Don't expect fibre to work overnight. Allow weeks for adequate trials.
If needed, use a very mild over-the-counter stool softener like docusate or a laxative like magnesium hydroxide. Laxatives should only be used as a last resort. Don’t use laxatives for more than 2 weeks without calling your doctor. If you overdo it, your symptoms may get worse.
Surgery may be an option if you have tried other treatments and your chronic constipation is caused by a blockage, rectocele, anal fissure or stricture.
For people who have tried other treatments without success and who have abnormally slow movement of stool through the colon, surgical removal of part of the colon may be an option.

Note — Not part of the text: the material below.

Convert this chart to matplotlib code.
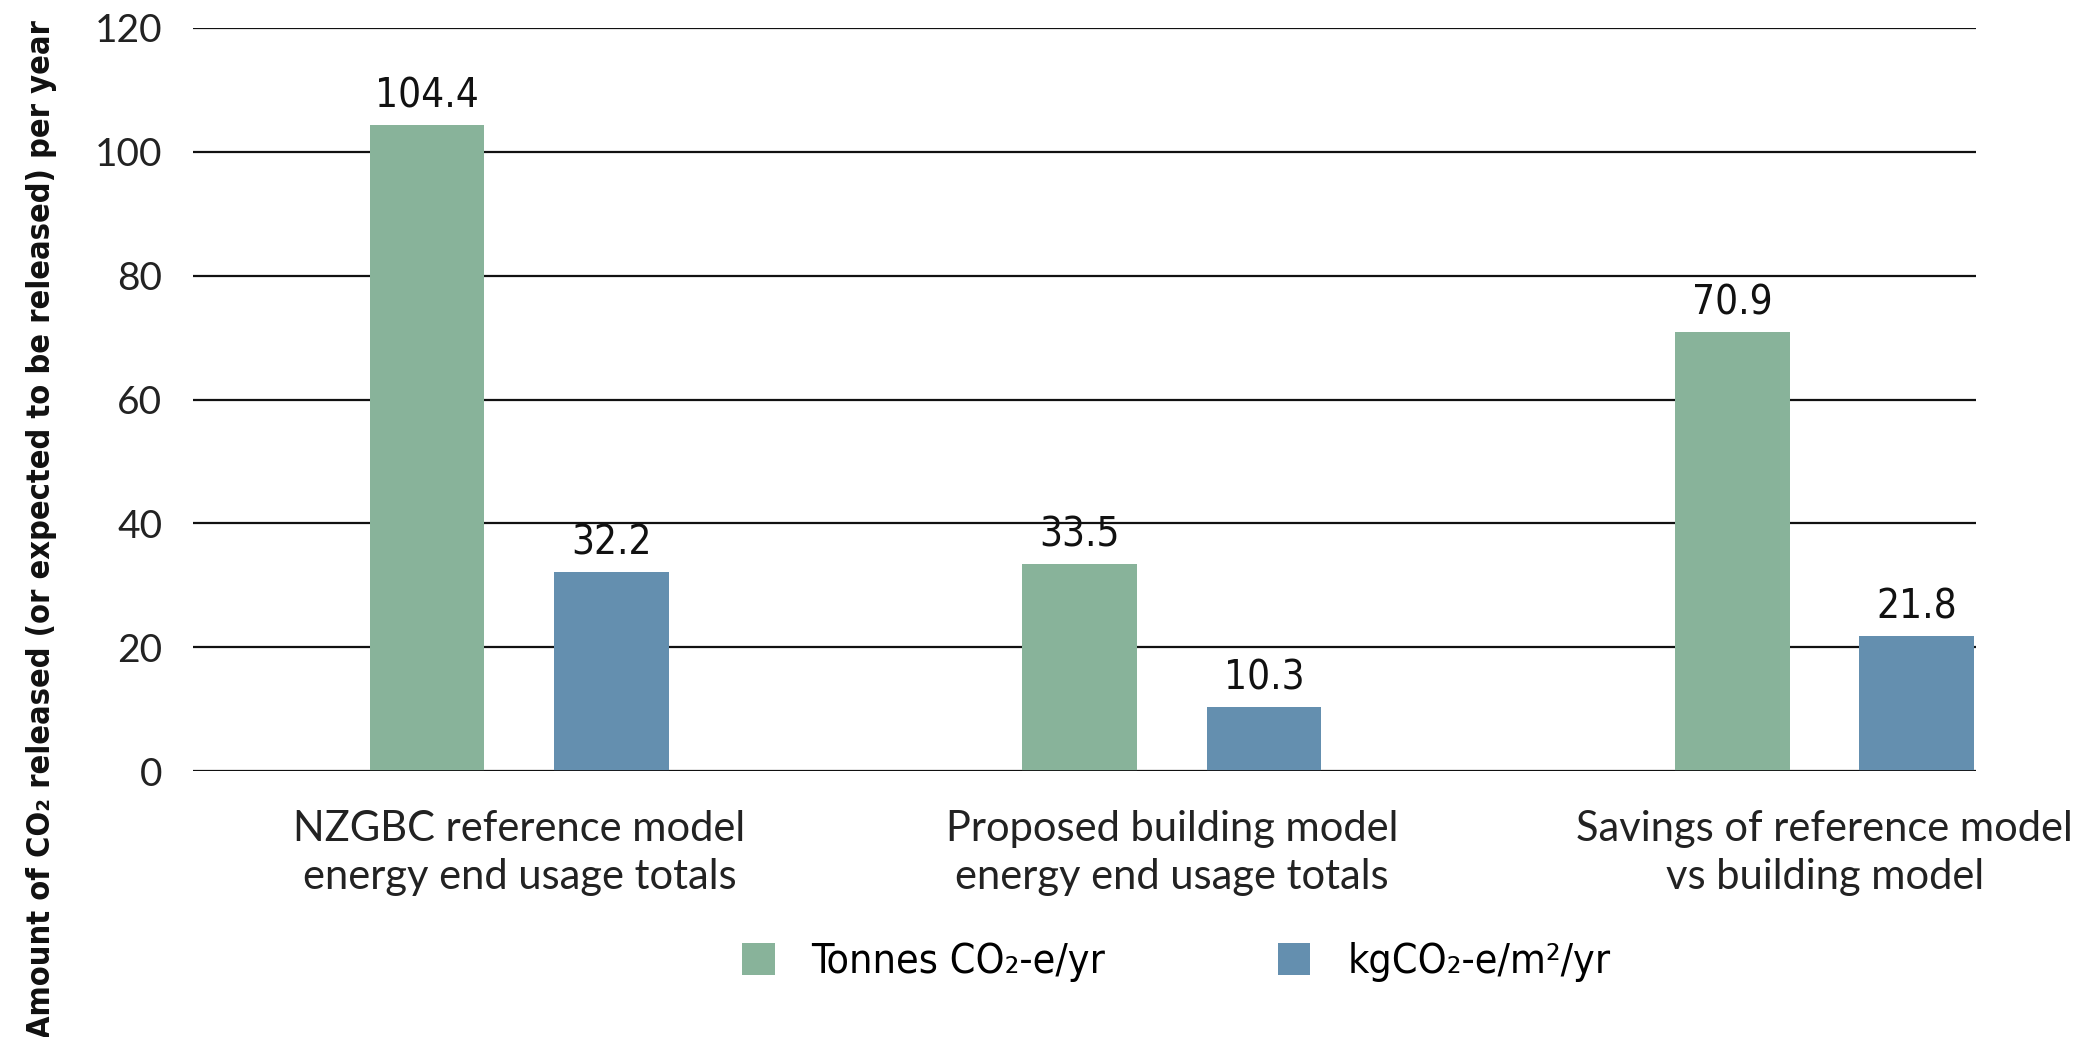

Surgery to remove the entire colon is rarely necessary.
How Can I Prevent Constipation?
Constipation cannot always be prevented, but steps to help avoid it include some lifestyle changes such as:
Eat a well- balanced diet with plenty of fiber. Good sources of fiber are fruits, vegetables, legumes, and whole-grain bread and cereal (especially bran).
Drink 1 1/2 to 2 quarts of water and other fluids a day (unless your doctor has you on a fluid-restricted diet). Fiber and water work together to keep you regular.
Avoid to much caffeine. It can be dehydrating.
Cut back on milk. Some people may need to avoid it because dairy products may be constipating for them.
Exercise regularly. Do something active for at least 30 minutes a day, most days of the week.
Go to the bathroom when you feel the urge. Don't suppress urges to defecate. When the urge comes, find a toilet
Constipation can be uncomfortable to talk about, but even more uncomfortable to deal with. So take a close look at your daily habits and lifestyle and see if you can pinpoint what might be causing your constipation. A healthy body means healthy digestion and feeling great inside and out.